— BEGIN —

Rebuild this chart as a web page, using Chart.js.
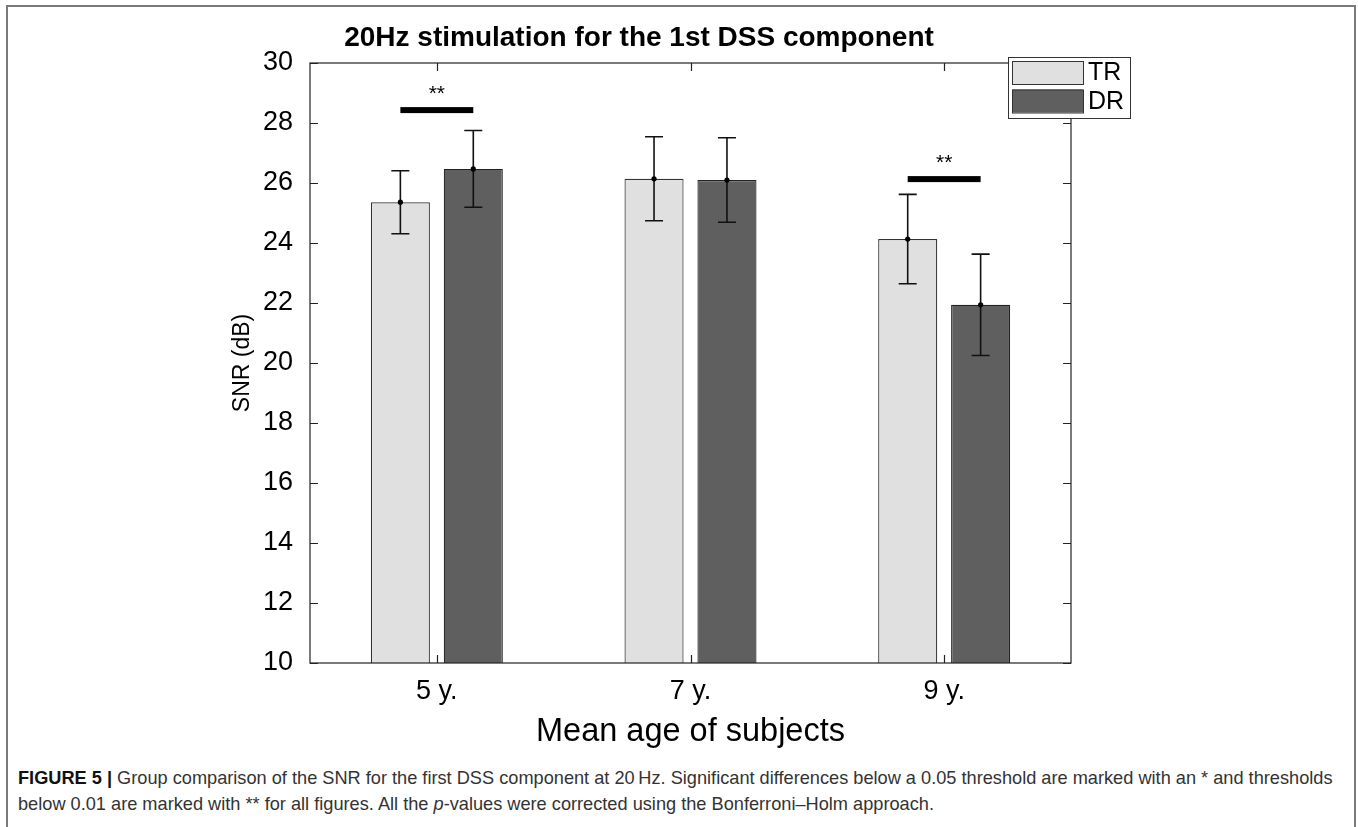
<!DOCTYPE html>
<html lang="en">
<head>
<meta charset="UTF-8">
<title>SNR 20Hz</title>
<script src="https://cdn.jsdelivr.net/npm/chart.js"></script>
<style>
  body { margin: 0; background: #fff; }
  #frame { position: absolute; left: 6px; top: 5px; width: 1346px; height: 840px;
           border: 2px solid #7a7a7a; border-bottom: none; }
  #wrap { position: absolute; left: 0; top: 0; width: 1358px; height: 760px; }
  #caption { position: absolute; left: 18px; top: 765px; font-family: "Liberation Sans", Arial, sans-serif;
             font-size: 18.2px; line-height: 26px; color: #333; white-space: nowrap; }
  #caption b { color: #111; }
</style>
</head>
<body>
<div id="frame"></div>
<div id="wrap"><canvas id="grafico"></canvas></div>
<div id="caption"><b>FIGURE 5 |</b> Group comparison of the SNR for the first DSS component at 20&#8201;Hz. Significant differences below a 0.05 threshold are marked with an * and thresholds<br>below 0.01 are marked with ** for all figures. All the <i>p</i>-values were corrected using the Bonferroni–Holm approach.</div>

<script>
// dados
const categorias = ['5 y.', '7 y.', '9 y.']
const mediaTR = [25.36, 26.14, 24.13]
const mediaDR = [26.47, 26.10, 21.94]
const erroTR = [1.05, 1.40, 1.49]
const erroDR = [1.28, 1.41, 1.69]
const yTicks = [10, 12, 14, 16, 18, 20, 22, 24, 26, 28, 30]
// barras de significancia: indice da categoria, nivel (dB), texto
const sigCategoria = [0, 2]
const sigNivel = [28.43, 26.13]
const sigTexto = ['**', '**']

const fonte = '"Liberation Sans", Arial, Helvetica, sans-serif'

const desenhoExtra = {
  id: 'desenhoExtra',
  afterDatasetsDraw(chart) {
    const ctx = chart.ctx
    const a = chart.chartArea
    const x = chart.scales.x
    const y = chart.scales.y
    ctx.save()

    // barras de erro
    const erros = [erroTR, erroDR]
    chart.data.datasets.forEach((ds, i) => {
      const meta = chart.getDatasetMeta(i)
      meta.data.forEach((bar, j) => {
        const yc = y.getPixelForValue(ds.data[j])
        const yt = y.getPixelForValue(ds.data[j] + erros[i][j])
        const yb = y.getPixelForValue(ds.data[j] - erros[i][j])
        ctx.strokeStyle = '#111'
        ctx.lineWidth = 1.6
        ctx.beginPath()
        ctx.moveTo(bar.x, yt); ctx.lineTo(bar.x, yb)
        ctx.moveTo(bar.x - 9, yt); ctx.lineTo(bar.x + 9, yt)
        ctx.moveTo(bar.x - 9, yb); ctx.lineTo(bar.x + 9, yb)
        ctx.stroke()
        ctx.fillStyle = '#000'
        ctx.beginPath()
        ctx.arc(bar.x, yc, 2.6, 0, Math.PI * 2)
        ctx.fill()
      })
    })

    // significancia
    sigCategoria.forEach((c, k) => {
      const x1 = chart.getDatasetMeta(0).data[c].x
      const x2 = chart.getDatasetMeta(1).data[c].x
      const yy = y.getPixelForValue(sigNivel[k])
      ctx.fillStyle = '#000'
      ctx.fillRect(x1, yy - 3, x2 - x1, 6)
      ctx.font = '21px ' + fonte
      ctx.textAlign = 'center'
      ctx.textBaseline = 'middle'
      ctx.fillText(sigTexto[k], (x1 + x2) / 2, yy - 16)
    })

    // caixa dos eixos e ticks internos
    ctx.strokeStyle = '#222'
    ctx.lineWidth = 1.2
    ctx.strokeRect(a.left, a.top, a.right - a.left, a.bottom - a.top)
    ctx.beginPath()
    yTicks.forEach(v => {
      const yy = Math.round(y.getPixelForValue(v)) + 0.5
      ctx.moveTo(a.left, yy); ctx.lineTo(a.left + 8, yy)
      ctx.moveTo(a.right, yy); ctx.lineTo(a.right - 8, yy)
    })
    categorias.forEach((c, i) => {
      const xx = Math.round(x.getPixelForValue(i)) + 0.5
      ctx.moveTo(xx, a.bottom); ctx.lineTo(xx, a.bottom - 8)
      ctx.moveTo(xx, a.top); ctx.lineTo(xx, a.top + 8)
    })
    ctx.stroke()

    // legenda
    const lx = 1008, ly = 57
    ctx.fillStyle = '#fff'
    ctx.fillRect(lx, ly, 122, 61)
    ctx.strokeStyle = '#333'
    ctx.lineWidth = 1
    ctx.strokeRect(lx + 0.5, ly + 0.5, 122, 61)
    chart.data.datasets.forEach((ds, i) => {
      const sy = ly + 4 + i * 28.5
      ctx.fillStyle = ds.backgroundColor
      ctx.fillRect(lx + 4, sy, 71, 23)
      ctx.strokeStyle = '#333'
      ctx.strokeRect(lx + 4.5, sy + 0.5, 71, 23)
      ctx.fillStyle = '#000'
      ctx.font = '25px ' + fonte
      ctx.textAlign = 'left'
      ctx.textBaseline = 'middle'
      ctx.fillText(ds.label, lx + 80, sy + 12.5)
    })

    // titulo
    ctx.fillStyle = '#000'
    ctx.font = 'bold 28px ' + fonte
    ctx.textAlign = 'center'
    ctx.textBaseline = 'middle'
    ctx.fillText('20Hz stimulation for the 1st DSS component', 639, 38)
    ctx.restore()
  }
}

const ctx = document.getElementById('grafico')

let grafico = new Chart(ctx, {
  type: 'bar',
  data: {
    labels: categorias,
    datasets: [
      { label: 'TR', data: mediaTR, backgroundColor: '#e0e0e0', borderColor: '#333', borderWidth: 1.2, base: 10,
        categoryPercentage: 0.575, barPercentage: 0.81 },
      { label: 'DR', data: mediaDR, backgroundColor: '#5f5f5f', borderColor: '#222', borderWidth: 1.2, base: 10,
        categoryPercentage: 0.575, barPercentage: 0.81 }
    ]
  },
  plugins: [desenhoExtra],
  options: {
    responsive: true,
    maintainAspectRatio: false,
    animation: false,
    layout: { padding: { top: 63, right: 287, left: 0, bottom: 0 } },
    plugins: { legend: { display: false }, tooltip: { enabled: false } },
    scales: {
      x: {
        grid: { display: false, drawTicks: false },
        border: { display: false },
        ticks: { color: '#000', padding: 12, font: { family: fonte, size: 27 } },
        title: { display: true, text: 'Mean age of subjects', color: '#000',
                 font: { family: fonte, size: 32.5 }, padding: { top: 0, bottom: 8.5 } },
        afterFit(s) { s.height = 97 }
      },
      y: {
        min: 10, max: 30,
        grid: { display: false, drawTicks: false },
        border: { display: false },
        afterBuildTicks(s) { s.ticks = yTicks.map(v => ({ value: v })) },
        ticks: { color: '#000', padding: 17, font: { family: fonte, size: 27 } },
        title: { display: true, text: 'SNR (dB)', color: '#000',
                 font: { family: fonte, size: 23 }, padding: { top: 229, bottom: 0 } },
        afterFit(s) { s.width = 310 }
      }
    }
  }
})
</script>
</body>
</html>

— END —

Work to complete: Write out the whole listing exactly, and drop the pictures.

Solution to this task:
Rebuild this chart as a web page, using Chart.js.
<!DOCTYPE html>
<html lang="en">
<head>
<meta charset="UTF-8">
<title>SNR 20Hz</title>
<script src="https://cdn.jsdelivr.net/npm/chart.js"></script>
<style>
  body { margin: 0; background: #fff; }
  #frame { position: absolute; left: 6px; top: 5px; width: 1346px; height: 840px;
           border: 2px solid #7a7a7a; border-bottom: none; }
  #wrap { position: absolute; left: 0; top: 0; width: 1358px; height: 760px; }
  #caption { position: absolute; left: 18px; top: 765px; font-family: "Liberation Sans", Arial, sans-serif;
             font-size: 18.2px; line-height: 26px; color: #333; white-space: nowrap; }
  #caption b { color: #111; }
</style>
</head>
<body>
<div id="frame"></div>
<div id="wrap"><canvas id="grafico"></canvas></div>
<div id="caption"><b>FIGURE 5 |</b> Group comparison of the SNR for the first DSS component at 20&#8201;Hz. Significant differences below a 0.05 threshold are marked with an * and thresholds<br>below 0.01 are marked with ** for all figures. All the <i>p</i>-values were corrected using the Bonferroni–Holm approach.</div>

<script>
// dados
const categorias = ['5 y.', '7 y.', '9 y.']
const mediaTR = [25.36, 26.14, 24.13]
const mediaDR = [26.47, 26.10, 21.94]
const erroTR = [1.05, 1.40, 1.49]
const erroDR = [1.28, 1.41, 1.69]
const yTicks = [10, 12, 14, 16, 18, 20, 22, 24, 26, 28, 30]
// barras de significancia: indice da categoria, nivel (dB), texto
const sigCategoria = [0, 2]
const sigNivel = [28.43, 26.13]
const sigTexto = ['**', '**']

const fonte = '"Liberation Sans", Arial, Helvetica, sans-serif'

const desenhoExtra = {
  id: 'desenhoExtra',
  afterDatasetsDraw(chart) {
    const ctx = chart.ctx
    const a = chart.chartArea
    const x = chart.scales.x
    const y = chart.scales.y
    ctx.save()

    // barras de erro
    const erros = [erroTR, erroDR]
    chart.data.datasets.forEach((ds, i) => {
      const meta = chart.getDatasetMeta(i)
      meta.data.forEach((bar, j) => {
        const yc = y.getPixelForValue(ds.data[j])
        const yt = y.getPixelForValue(ds.data[j] + erros[i][j])
        const yb = y.getPixelForValue(ds.data[j] - erros[i][j])
        ctx.strokeStyle = '#111'
        ctx.lineWidth = 1.6
        ctx.beginPath()
        ctx.moveTo(bar.x, yt); ctx.lineTo(bar.x, yb)
        ctx.moveTo(bar.x - 9, yt); ctx.lineTo(bar.x + 9, yt)
        ctx.moveTo(bar.x - 9, yb); ctx.lineTo(bar.x + 9, yb)
        ctx.stroke()
        ctx.fillStyle = '#000'
        ctx.beginPath()
        ctx.arc(bar.x, yc, 2.6, 0, Math.PI * 2)
        ctx.fill()
      })
    })

    // significancia
    sigCategoria.forEach((c, k) => {
      const x1 = chart.getDatasetMeta(0).data[c].x
      const x2 = chart.getDatasetMeta(1).data[c].x
      const yy = y.getPixelForValue(sigNivel[k])
      ctx.fillStyle = '#000'
      ctx.fillRect(x1, yy - 3, x2 - x1, 6)
      ctx.font = '21px ' + fonte
      ctx.textAlign = 'center'
      ctx.textBaseline = 'middle'
      ctx.fillText(sigTexto[k], (x1 + x2) / 2, yy - 16)
    })

    // caixa dos eixos e ticks internos
    ctx.strokeStyle = '#222'
    ctx.lineWidth = 1.2
    ctx.strokeRect(a.left, a.top, a.right - a.left, a.bottom - a.top)
    ctx.beginPath()
    yTicks.forEach(v => {
      const yy = Math.round(y.getPixelForValue(v)) + 0.5
      ctx.moveTo(a.left, yy); ctx.lineTo(a.left + 8, yy)
      ctx.moveTo(a.right, yy); ctx.lineTo(a.right - 8, yy)
    })
    categorias.forEach((c, i) => {
      const xx = Math.round(x.getPixelForValue(i)) + 0.5
      ctx.moveTo(xx, a.bottom); ctx.lineTo(xx, a.bottom - 8)
      ctx.moveTo(xx, a.top); ctx.lineTo(xx, a.top + 8)
    })
    ctx.stroke()

    // legenda
    const lx = 1008, ly = 57
    ctx.fillStyle = '#fff'
    ctx.fillRect(lx, ly, 122, 61)
    ctx.strokeStyle = '#333'
    ctx.lineWidth = 1
    ctx.strokeRect(lx + 0.5, ly + 0.5, 122, 61)
    chart.data.datasets.forEach((ds, i) => {
      const sy = ly + 4 + i * 28.5
      ctx.fillStyle = ds.backgroundColor
      ctx.fillRect(lx + 4, sy, 71, 23)
      ctx.strokeStyle = '#333'
      ctx.strokeRect(lx + 4.5, sy + 0.5, 71, 23)
      ctx.fillStyle = '#000'
      ctx.font = '25px ' + fonte
      ctx.textAlign = 'left'
      ctx.textBaseline = 'middle'
      ctx.fillText(ds.label, lx + 80, sy + 12.5)
    })

    // titulo
    ctx.fillStyle = '#000'
    ctx.font = 'bold 28px ' + fonte
    ctx.textAlign = 'center'
    ctx.textBaseline = 'middle'
    ctx.fillText('20Hz stimulation for the 1st DSS component', 639, 38)
    ctx.restore()
  }
}

const ctx = document.getElementById('grafico')

let grafico = new Chart(ctx, {
  type: 'bar',
  data: {
    labels: categorias,
    datasets: [
      { label: 'TR', data: mediaTR, backgroundColor: '#e0e0e0', borderColor: '#333', borderWidth: 1.2, base: 10,
        categoryPercentage: 0.575, barPercentage: 0.81 },
      { label: 'DR', data: mediaDR, backgroundColor: '#5f5f5f', borderColor: '#222', borderWidth: 1.2, base: 10,
        categoryPercentage: 0.575, barPercentage: 0.81 }
    ]
  },
  plugins: [desenhoExtra],
  options: {
    responsive: true,
    maintainAspectRatio: false,
    animation: false,
    layout: { padding: { top: 63, right: 287, left: 0, bottom: 0 } },
    plugins: { legend: { display: false }, tooltip: { enabled: false } },
    scales: {
      x: {
        grid: { display: false, drawTicks: false },
        border: { display: false },
        ticks: { color: '#000', padding: 12, font: { family: fonte, size: 27 } },
        title: { display: true, text: 'Mean age of subjects', color: '#000',
                 font: { family: fonte, size: 32.5 }, padding: { top: 0, bottom: 8.5 } },
        afterFit(s) { s.height = 97 }
      },
      y: {
        min: 10, max: 30,
        grid: { display: false, drawTicks: false },
        border: { display: false },
        afterBuildTicks(s) { s.ticks = yTicks.map(v => ({ value: v })) },
        ticks: { color: '#000', padding: 17, font: { family: fonte, size: 27 } },
        title: { display: true, text: 'SNR (dB)', color: '#000',
                 font: { family: fonte, size: 23 }, padding: { top: 229, bottom: 0 } },
        afterFit(s) { s.width = 310 }
      }
    }
  }
})
</script>
</body>
</html>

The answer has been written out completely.